▶ Data supplied
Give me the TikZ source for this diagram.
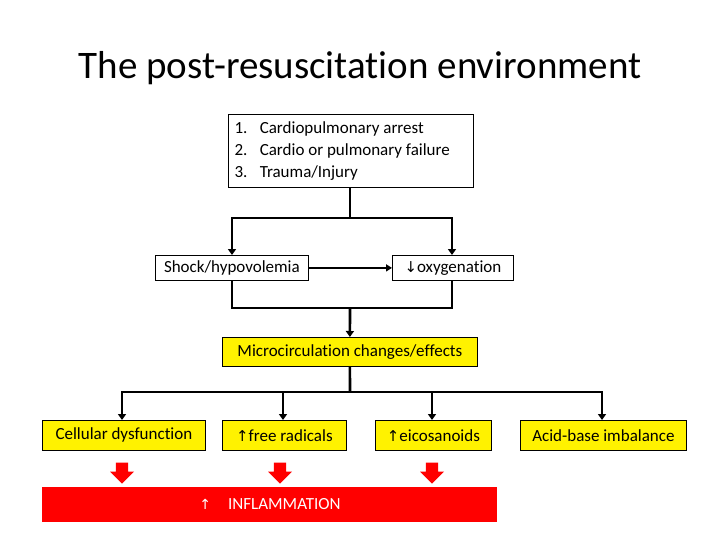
\documentclass[tikz,border=0pt]{standalone}
\usepackage{fontspec}
\setmainfont{Carlito}[Ligatures=NoCommon]
\newfontfamily\sym{DejaVu Sans}
\usetikzlibrary{arrows.meta,shapes.arrows}
\begin{document}
\begin{tikzpicture}[x=1pt,y=-1pt,
  box/.style={draw,line width=0.8pt,inner sep=0pt,anchor=north west},
  ybox/.style={box,fill=yellow},
  tx/.style={font=\fontsize{17}{20}\selectfont},
  ln/.style={line width=2.6pt},
  ar/.style={line width=2.6pt,-{Triangle[length=6pt,width=8pt]}},
  barrow/.style={single arrow,shape border rotate=270,fill=red,draw=none,minimum height=21pt,minimum width=24pt,single arrow head extend=4pt,inner sep=4pt}]
\useasboundingbox (0,0) rectangle (720,540);
\node (title) at (360,68) {\fontsize{39}{44}\selectfont The post-resuscitation environment};
\node[box,minimum width=245pt,minimum height=73pt] (top) at (228,114) {};
\node[anchor=west,align=left,font=\fontsize{17}{22}\selectfont] (toptext) at (231,151) {1.\enspace\ Cardiopulmonary arrest\\2.\enspace\ Cardio or pulmonary failure\\3.\enspace\ Trauma/Injury};
\node[box,minimum width=153pt,minimum height=25pt] (shock) at (155,255) {};
\node[tx] at (shock.center) {Shock/hypovolemia};
\node[box,minimum width=121pt,minimum height=25pt] (oxy) at (392,255) {};
\node[tx] at (oxy.center) {{\sym\fontsize{15}{18}\selectfont ↓}oxygenation};
\node[ybox,minimum width=255pt,minimum height=29pt] (micro) at (222,337) {};
\node[tx] at (micro.center) {Microcirculation changes/effects};
\node[ybox,minimum width=163pt,minimum height=30pt] (cell) at (42,420) {};
\node[tx] at (cell.center) {Cellular dysfunction};
\node[ybox,minimum width=124pt,minimum height=30pt] (free) at (222,420) {};
\node[tx] at (free.center) {{\sym\fontsize{15}{18}\selectfont ↑}free radicals};
\node[ybox,minimum width=116pt,minimum height=30pt] (eico) at (375,420) {};
\node[tx] at (eico.center) {{\sym\fontsize{15}{18}\selectfont ↑}eicosanoids};
\node[ybox,minimum width=166pt,minimum height=30pt] (acid) at (520,420) {};
\node[tx] at (acid.center) {Acid-base imbalance};
\node[fill=red,anchor=north west,minimum width=455pt,minimum height=35pt,inner sep=0pt] (infl) at (42,487) {};
\node[text=white,font=\fontsize{17}{20}\selectfont] at (270,504) {{\sym\fontsize{14}{18}\selectfont ↑}\quad INFLAMMATION};
\node[barrow] (b1) at (122,470) {};
\node[barrow] (b2) at (280,470) {};
\node[barrow] (b3) at (432,470) {};
% connectors
\coordinate (j1) at (350,218);
\draw[ln] (top.south -| j1) -- (j1);
\draw[ar] (j1) -| (232,255);
\draw[ar] (j1) -| (452,255);
\draw[line width=1.6pt,-{Triangle[length=6pt,width=7pt]}] (shock.east) -- (oxy.west);
\coordinate (j2) at (350,308);
\draw[ln] (232,280) |- (j2) -| (452,280);
\draw[ar] (j2) -- (micro.north);
\coordinate (j3) at (350,392);
\draw[ln] (micro.south) -- (j3);
\draw[ar] (j3) -| (122,420);
\draw[ar] (j3) -| (602,420);
\draw[ar] (283,392) -- (283,420);
\draw[ar] (432,392) -- (432,420);
\end{tikzpicture}
\end{document}
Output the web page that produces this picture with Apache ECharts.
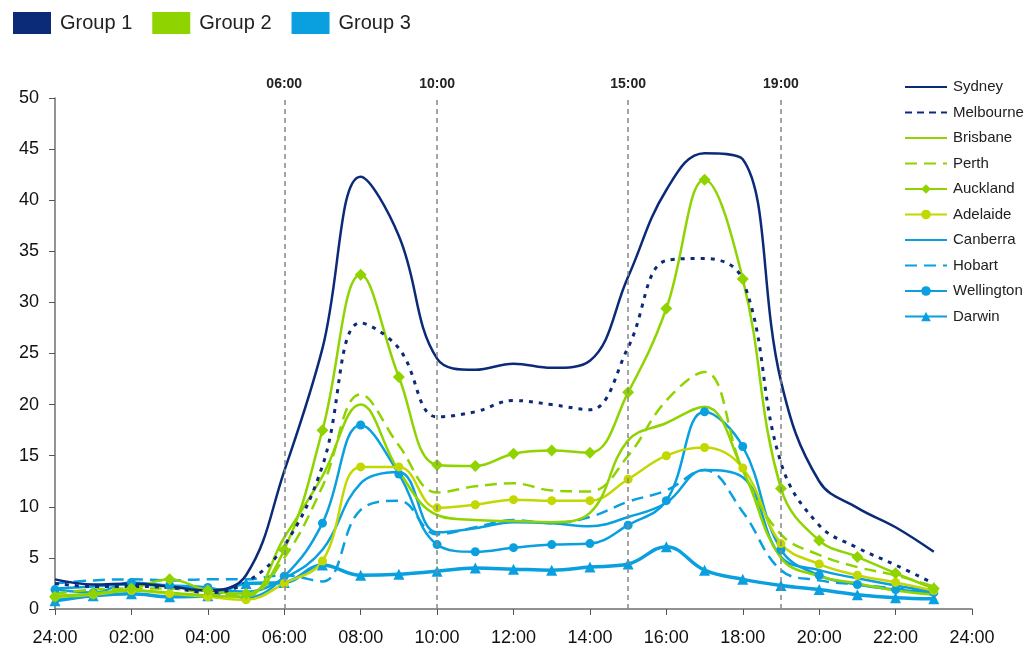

▶ Stated problem
Pictures don't belong in the copy. Restate all the entries exactly.

▶ Answer to this task
Give me the TikZ source for this diagram.
\documentclass[tikz,border=0pt]{standalone}
\usepackage{fontspec}
\setmainfont{Carlito}[Ligatures=NoCommon]
\newfontfamily\sym{DejaVu Sans}
\usetikzlibrary{arrows.meta,shapes.arrows}
\begin{document}
\begin{tikzpicture}[x=1pt,y=-1pt,
  box/.style={draw,line width=0.8pt,inner sep=0pt,anchor=north west},
  ybox/.style={box,fill=yellow},
  tx/.style={font=\fontsize{17}{20}\selectfont},
  ln/.style={line width=2.6pt},
  ar/.style={line width=2.6pt,-{Triangle[length=6pt,width=8pt]}},
  barrow/.style={single arrow,shape border rotate=270,fill=red,draw=none,minimum height=21pt,minimum width=24pt,single arrow head extend=4pt,inner sep=4pt}]
\useasboundingbox (0,0) rectangle (720,540);
\node (title) at (360,68) {\fontsize{39}{44}\selectfont The post-resuscitation environment};
\node[box,minimum width=245pt,minimum height=73pt] (top) at (228,114) {};
\node[anchor=west,align=left,font=\fontsize{17}{22}\selectfont] (toptext) at (231,151) {1.\enspace\ Cardiopulmonary arrest\\2.\enspace\ Cardio or pulmonary failure\\3.\enspace\ Trauma/Injury};
\node[box,minimum width=153pt,minimum height=25pt] (shock) at (155,255) {};
\node[tx] at (shock.center) {Shock/hypovolemia};
\node[box,minimum width=121pt,minimum height=25pt] (oxy) at (392,255) {};
\node[tx] at (oxy.center) {{\sym\fontsize{15}{18}\selectfont ↓}oxygenation};
\node[ybox,minimum width=255pt,minimum height=29pt] (micro) at (222,337) {};
\node[tx] at (micro.center) {Microcirculation changes/effects};
\node[ybox,minimum width=163pt,minimum height=30pt] (cell) at (42,420) {};
\node[tx] at (cell.center) {Cellular dysfunction};
\node[ybox,minimum width=124pt,minimum height=30pt] (free) at (222,420) {};
\node[tx] at (free.center) {{\sym\fontsize{15}{18}\selectfont ↑}free radicals};
\node[ybox,minimum width=116pt,minimum height=30pt] (eico) at (375,420) {};
\node[tx] at (eico.center) {{\sym\fontsize{15}{18}\selectfont ↑}eicosanoids};
\node[ybox,minimum width=166pt,minimum height=30pt] (acid) at (520,420) {};
\node[tx] at (acid.center) {Acid-base imbalance};
\node[fill=red,anchor=north west,minimum width=455pt,minimum height=35pt,inner sep=0pt] (infl) at (42,487) {};
\node[text=white,font=\fontsize{17}{20}\selectfont] at (270,504) {{\sym\fontsize{14}{18}\selectfont ↑}\quad INFLAMMATION};
\node[barrow] (b1) at (122,470) {};
\node[barrow] (b2) at (280,470) {};
\node[barrow] (b3) at (432,470) {};
% connectors
\coordinate (j1) at (350,218);
\draw[ln] (top.south -| j1) -- (j1);
\draw[ar] (j1) -| (232,255);
\draw[ar] (j1) -| (452,255);
\draw[line width=1.6pt,-{Triangle[length=6pt,width=7pt]}] (shock.east) -- (oxy.west);
\coordinate (j2) at (350,308);
\draw[ln] (232,280) |- (j2) -| (452,280);
\draw[ar] (j2) -- (micro.north);
\coordinate (j3) at (350,392);
\draw[ln] (micro.south) -- (j3);
\draw[ar] (j3) -| (122,420);
\draw[ar] (j3) -| (602,420);
\draw[ar] (283,392) -- (283,420);
\draw[ar] (432,392) -- (432,420);
\end{tikzpicture}
\end{document}
Output the web page that produces this picture with Apache ECharts.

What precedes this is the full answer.